LaMarcus Aldridge, Phil Jackson
Getty Image

New Spur LaMarcus Aldridge met with a cavalcade of NBA teams this summer in an effort to decide where he’d spend the next four years of his career. He even met with the lowly Lakers, twice. Late in the process, the Suns surprisingly became a serious contender after signing Tyson Chandler, a center, something that’ll make more sense later. However, a purported meeting with the Knicks — who had almost as much cap space as the Lakers — never materialized.

Aldridge was recently a guest on ESPN Radio’s Russillo Show where he talked about the feting of free agency, and the Knicks were brought up.

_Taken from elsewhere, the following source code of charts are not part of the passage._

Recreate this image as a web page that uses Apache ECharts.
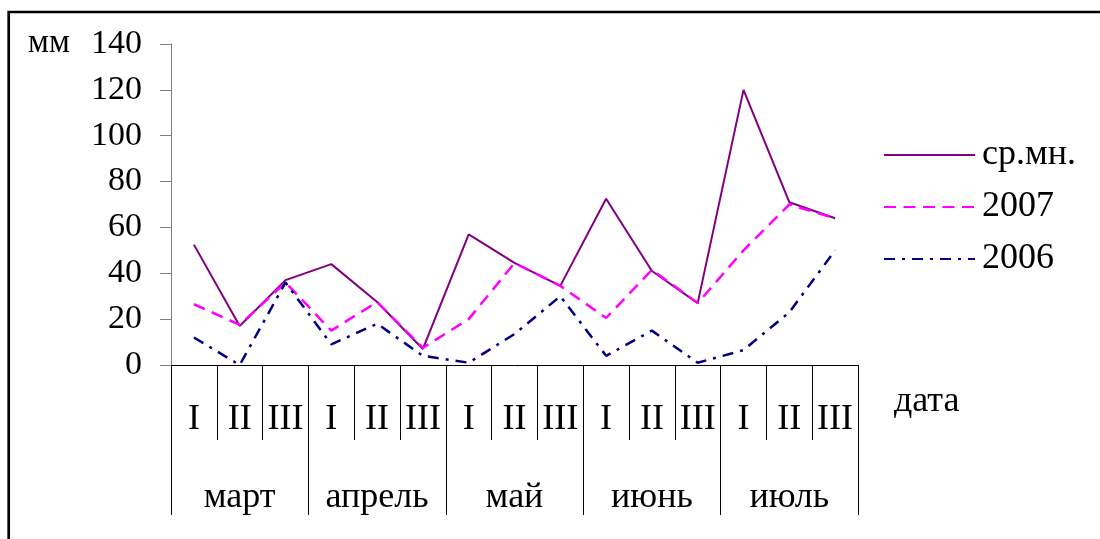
<!DOCTYPE html>
<html>
<head>
<meta charset="utf-8">
<script src="https://cdn.jsdelivr.net/npm/echarts@6/dist/echarts.min.js"></script>
<style>
  html, body { margin: 0; padding: 0; background: #fff; }
  #chart { width: 1100px; height: 539px; }
</style>
</head>
<body>
<div id="chart"></div>
<script>
// Ten-day periods (декады) and months
const decades = ['I', 'II', 'III', 'I', 'II', 'III', 'I', 'II', 'III', 'I', 'II', 'III', 'I', 'II', 'III'];
const months = ['март', 'апрель', 'май', 'июнь', 'июль'];

// Precipitation, mm
const seriesNames = ['ср.мн.', '2007', '2006'];
const avgValues = [52.5, 17, 37, 44, 27.5, 7, 57, 44.5, 34.5, 72.5, 41, 27, 120, 71, 64];
const values2007 = [26.5, 17.5, 36, 15, 27.5, 7.5, 20, 44.5, 34.5, 20.5, 41.5, 27, 50, 70, 64];
const values2006 = [12, 0, 36, 9, 18, 4, 1, 13.5, 30, 4, 15, 1, 6.5, 23, 50];

// Y axis ticks
const yMin = 0, yMax = 140, yStep = 20;

const FONT = 'Liberation Serif';

const chart = echarts.init(document.getElementById('chart'), null, { renderer: 'canvas' });

chart.setOption({
  backgroundColor: '#fff',
  animation: false,
  grid: { left: 171, right: 242, top: 44, bottom: 174, containLabel: false },
  legend: {
    orient: 'vertical',
    left: 883,
    top: 137,
    padding: 0,
    itemWidth: 91,
    itemHeight: 14,
    itemGap: 16,
    data: seriesNames,
    itemStyle: { opacity: 0 },
    textStyle: { fontFamily: FONT, fontSize: 36, lineHeight: 36, color: '#000', padding: [0, 0, 0, 2] }
  },
  xAxis: [
    {
      type: 'category',
      data: decades,
      position: 'bottom',
      boundaryGap: true,
      axisLine: { show: true, lineStyle: { color: '#000', width: 1 } },
      axisTick: { show: true, length: 75, interval: 0, lineStyle: { color: '#000', width: 1 } },
      axisLabel: { interval: 0, margin: 37, fontFamily: FONT, fontSize: 36, lineHeight: 36, color: '#000' },
      splitLine: { show: false }
    },
    {
      type: 'category',
      data: months,
      position: 'bottom',
      offset: 75,
      boundaryGap: true,
      axisLine: { show: false },
      axisTick: { show: true, length: 75, interval: 0, lineStyle: { color: '#000', width: 1 } },
      axisLabel: { interval: 0, margin: 40, fontFamily: FONT, fontSize: 36, lineHeight: 36, color: '#000' },
      splitLine: { show: false }
    }
  ],
  yAxis: {
    type: 'value',
    min: yMin,
    max: yMax,
    interval: yStep,
    axisLine: { show: true, lineStyle: { color: '#808080', width: 1 } },
    axisTick: { show: true, length: 11, lineStyle: { color: '#808080', width: 1 } },
    axisLabel: { margin: 29, fontFamily: FONT, fontSize: 34, lineHeight: 34, color: '#000', padding: [6, 0, 0, 0] },
    splitLine: { show: false }
  },
  series: [
    {
      name: seriesNames[0],
      type: 'line',
      xAxisIndex: 0,
      data: avgValues,
      symbol: 'none',
      lineStyle: { color: '#800080', width: 2, type: 'solid' },
      itemStyle: { color: '#800080' }
    },
    {
      name: seriesNames[1],
      type: 'line',
      xAxisIndex: 0,
      data: values2007,
      symbol: 'none',
      lineStyle: { color: '#ff00ff', width: 2.5, type: [12, 7.5] },
      itemStyle: { color: '#ff00ff' }
    },
    {
      name: seriesNames[2],
      type: 'line',
      xAxisIndex: 0,
      data: values2006,
      symbol: 'none',
      lineStyle: { color: '#000080', width: 2.5, type: [11, 7, 3, 7] },
      itemStyle: { color: '#000080' }
    }
  ],
  graphic: [
    {
      type: 'rect',
      shape: { x: 8.7, y: 12, width: 1200, height: 700 },
      style: { fill: 'none', stroke: '#000', lineWidth: 2.7 },
      silent: true
    },
    {
      type: 'text',
      x: 28,
      y: 43,
      style: { text: 'мм', font: '33px ' + FONT, fill: '#000', verticalAlign: 'middle' },
      silent: true
    },
    {
      type: 'text',
      x: 894,
      y: 402,
      style: { text: 'дата', font: '36px ' + FONT, fill: '#000', verticalAlign: 'middle' },
      silent: true
    }
  ]
});
</script>
</body>
</html>
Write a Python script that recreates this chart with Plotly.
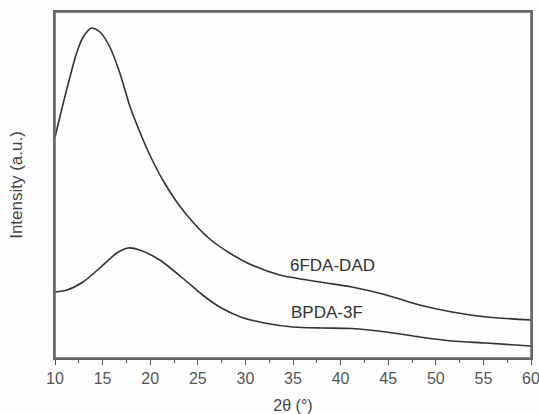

Via ESPN’s Ian Begley, comes the real reason Aldridge and the Knicks never even spoke in person — and no, it wasn’t Melo’s brush-off.

Aldridge said on the Russillo Show on ESPN Radio that Phil Jackson and the Knicks wanted him to “strictly” play center. Aldridge didn’t want to solely play center. Thus, Aldridge and the Knicks agreed to cancel their scheduled meeting in free agency, Aldridge said.

“They didn’t want to meet with me,” Aldridge said. “Some people said it was me. But it was both parties agreeing that we shouldn’t meet.”

Initial reports stipulated it was LaMarcus who passed on the meeting, but Phil and Co. wanted Aldridge “strictly” as a center, which was enough of a hiccup — from both sides — right at the onset to cancel the meeting altogether.

Aldridge has been on the record as saying he doesn’t wanna bang down on the block as a center, and that’s part of the reason Phoenix even signed Chandler; it made their pitch sexier with the 2012 Defensive Player of the Year on board. Still, Markieff Morris is a better-than-servicable power forward, so Suns fans should be optimistic even if Kieff’s twin brother isn’t around anymore after the fire-sale to open up cap room for LMA.

But the Knicks wanted Aldridge as some sort of jump-shooting center Phil may have dreamed up in a mescaline hallucination on his ranch in Wyoming. Aldridge didn’t want to be put in that position at all. Instead, New York went with Aldridge’s frontcourt mate last season in Portland, signing Robin Lopez to a four-year, $52 million deal after DJ presumably fell off the board by agreeing to terms with Dallas…

The NBA free agency period seems to get wackier each year, and this wasn’t even close to the weirdest free agency episode we saw this summer.